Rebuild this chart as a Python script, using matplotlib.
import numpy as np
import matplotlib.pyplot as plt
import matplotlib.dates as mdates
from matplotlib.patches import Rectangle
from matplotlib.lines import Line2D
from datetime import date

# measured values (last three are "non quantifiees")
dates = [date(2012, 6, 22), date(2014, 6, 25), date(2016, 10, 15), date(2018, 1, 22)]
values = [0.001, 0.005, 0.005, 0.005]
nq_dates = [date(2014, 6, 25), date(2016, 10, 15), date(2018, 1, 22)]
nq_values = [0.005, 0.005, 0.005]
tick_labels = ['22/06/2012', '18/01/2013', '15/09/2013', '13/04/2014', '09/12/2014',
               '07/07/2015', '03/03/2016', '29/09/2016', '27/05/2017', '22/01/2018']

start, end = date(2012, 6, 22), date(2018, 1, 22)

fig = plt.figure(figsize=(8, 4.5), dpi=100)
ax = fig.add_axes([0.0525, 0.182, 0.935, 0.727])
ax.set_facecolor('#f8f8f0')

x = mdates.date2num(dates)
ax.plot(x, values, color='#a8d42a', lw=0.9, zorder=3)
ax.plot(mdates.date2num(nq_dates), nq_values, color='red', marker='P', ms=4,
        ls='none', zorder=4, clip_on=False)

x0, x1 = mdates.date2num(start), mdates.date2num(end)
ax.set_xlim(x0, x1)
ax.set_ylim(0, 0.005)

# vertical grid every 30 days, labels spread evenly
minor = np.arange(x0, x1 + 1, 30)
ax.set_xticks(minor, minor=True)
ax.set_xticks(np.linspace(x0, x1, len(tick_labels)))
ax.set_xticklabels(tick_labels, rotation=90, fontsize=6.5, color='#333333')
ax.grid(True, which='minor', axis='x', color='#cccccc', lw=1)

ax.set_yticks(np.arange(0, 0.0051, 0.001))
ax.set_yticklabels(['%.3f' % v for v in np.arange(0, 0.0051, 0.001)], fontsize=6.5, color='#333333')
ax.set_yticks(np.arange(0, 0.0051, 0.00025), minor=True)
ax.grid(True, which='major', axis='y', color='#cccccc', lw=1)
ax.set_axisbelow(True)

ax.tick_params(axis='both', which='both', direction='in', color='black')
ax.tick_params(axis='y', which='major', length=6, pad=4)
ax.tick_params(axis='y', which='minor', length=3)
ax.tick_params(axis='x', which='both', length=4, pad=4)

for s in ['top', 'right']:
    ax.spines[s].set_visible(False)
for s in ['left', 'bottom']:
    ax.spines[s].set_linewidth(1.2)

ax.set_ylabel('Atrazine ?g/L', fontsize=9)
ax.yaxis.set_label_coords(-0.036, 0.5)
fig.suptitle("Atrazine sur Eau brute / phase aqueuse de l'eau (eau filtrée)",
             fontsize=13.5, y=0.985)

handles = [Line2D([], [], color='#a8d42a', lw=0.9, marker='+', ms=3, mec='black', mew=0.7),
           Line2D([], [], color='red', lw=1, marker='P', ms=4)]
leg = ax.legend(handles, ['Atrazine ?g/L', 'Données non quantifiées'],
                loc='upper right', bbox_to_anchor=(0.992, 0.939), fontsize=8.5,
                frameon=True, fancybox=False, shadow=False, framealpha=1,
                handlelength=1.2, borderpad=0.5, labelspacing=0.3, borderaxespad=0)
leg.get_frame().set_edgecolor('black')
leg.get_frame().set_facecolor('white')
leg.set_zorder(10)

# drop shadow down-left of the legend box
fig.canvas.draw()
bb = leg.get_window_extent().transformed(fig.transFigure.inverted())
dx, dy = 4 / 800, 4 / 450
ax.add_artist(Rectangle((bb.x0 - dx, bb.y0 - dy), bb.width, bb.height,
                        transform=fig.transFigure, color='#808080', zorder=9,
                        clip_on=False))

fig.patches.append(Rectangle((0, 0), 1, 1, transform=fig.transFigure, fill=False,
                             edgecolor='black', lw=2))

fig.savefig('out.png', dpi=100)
...
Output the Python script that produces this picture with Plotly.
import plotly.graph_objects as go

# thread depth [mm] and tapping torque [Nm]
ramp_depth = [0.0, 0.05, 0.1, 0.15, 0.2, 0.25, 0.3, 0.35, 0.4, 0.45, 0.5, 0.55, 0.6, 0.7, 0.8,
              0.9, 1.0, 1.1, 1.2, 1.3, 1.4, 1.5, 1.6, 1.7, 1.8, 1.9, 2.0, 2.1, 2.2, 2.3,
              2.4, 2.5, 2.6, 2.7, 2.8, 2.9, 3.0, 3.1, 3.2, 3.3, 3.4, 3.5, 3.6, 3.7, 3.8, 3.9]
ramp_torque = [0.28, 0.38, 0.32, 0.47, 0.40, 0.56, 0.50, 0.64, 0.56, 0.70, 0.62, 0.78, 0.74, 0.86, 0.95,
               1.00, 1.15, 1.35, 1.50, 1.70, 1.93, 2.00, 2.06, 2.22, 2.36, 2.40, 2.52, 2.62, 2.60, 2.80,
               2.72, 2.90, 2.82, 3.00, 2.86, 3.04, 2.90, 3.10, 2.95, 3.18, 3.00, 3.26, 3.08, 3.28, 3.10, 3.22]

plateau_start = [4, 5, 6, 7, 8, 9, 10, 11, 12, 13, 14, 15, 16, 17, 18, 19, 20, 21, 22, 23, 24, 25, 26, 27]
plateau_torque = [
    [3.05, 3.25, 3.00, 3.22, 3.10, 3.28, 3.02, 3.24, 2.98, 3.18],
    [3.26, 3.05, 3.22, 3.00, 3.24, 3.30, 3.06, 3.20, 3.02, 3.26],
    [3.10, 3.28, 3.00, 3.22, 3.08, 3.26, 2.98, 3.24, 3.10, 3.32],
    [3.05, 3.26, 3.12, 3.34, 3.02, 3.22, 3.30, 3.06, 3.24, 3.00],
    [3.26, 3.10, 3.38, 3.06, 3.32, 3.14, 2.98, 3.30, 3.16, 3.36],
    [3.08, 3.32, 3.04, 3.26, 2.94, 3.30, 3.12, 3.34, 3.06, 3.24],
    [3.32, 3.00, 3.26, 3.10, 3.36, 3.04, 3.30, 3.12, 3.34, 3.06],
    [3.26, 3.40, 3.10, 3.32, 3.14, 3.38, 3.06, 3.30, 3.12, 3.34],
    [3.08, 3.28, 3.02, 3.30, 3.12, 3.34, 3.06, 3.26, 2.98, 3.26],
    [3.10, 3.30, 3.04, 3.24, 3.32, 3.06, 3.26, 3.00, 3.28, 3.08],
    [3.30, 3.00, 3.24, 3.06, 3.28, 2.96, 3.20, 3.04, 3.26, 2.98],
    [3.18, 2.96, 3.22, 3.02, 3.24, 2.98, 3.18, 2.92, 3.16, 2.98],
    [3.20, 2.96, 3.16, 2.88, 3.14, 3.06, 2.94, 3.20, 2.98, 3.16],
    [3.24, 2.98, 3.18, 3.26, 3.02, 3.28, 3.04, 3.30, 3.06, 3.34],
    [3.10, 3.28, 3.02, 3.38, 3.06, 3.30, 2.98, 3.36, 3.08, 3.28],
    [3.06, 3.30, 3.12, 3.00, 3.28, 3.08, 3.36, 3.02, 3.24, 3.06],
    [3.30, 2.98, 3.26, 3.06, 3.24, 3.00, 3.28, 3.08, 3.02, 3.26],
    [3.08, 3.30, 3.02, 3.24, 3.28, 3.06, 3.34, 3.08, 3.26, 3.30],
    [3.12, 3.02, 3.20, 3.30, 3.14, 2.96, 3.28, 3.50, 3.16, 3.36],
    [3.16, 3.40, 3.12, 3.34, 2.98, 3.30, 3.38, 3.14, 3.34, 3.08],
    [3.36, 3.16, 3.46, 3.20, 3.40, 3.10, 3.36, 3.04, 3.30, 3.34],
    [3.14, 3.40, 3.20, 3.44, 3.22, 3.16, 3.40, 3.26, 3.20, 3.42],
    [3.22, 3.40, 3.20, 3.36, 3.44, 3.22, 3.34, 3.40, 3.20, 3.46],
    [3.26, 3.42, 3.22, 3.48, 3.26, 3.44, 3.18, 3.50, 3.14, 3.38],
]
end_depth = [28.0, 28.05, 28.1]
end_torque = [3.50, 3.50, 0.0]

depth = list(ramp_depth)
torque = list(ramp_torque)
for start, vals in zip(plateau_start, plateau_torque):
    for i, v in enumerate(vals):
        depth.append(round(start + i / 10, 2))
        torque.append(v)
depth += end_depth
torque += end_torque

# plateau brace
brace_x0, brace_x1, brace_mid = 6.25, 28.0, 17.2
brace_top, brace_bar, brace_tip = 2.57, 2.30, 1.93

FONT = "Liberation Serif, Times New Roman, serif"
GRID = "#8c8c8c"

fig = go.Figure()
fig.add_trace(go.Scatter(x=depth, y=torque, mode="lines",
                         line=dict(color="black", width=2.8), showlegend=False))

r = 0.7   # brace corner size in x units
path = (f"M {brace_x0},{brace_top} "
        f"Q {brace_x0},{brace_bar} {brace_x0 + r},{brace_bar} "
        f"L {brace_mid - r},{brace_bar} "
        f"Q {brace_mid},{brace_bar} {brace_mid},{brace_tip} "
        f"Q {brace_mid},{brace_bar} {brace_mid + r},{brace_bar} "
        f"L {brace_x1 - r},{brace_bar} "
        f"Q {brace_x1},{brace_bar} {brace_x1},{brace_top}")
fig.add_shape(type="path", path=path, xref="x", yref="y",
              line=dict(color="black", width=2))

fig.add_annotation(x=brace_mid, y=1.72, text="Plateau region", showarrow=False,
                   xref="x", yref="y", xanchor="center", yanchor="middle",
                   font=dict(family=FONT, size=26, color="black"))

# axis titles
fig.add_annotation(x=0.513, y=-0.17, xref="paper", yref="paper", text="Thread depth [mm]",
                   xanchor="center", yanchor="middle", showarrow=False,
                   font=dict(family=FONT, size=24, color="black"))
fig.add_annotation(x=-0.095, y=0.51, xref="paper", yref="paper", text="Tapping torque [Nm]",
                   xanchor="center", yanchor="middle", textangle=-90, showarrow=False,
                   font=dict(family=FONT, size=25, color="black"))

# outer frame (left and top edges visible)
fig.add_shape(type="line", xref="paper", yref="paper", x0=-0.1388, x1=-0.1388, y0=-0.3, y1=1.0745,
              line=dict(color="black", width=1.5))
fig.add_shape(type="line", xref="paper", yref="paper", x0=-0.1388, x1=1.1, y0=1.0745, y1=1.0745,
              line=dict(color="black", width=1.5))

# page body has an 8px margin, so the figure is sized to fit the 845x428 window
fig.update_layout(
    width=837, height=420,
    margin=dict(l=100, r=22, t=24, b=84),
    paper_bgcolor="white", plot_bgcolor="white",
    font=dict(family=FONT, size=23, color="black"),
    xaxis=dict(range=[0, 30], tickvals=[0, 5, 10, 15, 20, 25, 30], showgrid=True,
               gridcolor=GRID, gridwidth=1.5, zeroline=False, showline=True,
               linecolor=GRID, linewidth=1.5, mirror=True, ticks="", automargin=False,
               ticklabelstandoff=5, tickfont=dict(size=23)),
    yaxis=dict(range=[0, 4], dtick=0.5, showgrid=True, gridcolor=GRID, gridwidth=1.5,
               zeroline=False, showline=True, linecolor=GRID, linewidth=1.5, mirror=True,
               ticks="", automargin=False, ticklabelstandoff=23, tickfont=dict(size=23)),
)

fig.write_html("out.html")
...
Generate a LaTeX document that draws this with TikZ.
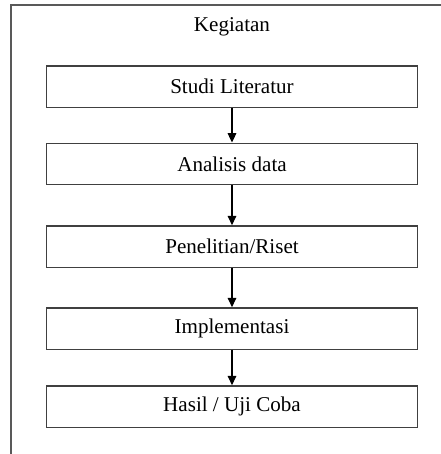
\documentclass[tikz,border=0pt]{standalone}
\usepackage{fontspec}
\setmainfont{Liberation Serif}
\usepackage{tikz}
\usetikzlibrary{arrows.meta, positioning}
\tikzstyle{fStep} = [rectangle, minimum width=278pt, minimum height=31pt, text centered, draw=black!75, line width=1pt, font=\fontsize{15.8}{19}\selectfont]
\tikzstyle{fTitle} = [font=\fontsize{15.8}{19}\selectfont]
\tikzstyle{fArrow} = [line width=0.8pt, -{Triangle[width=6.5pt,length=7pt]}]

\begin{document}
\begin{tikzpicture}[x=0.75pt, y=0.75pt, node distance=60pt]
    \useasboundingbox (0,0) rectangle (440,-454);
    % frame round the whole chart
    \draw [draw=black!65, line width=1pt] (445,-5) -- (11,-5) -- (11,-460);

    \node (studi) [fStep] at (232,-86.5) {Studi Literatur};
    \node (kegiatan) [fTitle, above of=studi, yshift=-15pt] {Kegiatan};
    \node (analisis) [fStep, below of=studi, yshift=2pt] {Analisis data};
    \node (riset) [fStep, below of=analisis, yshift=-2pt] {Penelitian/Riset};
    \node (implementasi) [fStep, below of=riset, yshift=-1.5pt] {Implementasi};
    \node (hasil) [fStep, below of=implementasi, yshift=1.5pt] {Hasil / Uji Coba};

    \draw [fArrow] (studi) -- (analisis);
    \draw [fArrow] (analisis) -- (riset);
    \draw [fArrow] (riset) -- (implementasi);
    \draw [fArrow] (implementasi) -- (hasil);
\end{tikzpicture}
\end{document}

● **Short problem**
State the count of lines holding the string "this" in the listing above, and nothing else.

● **In response**
3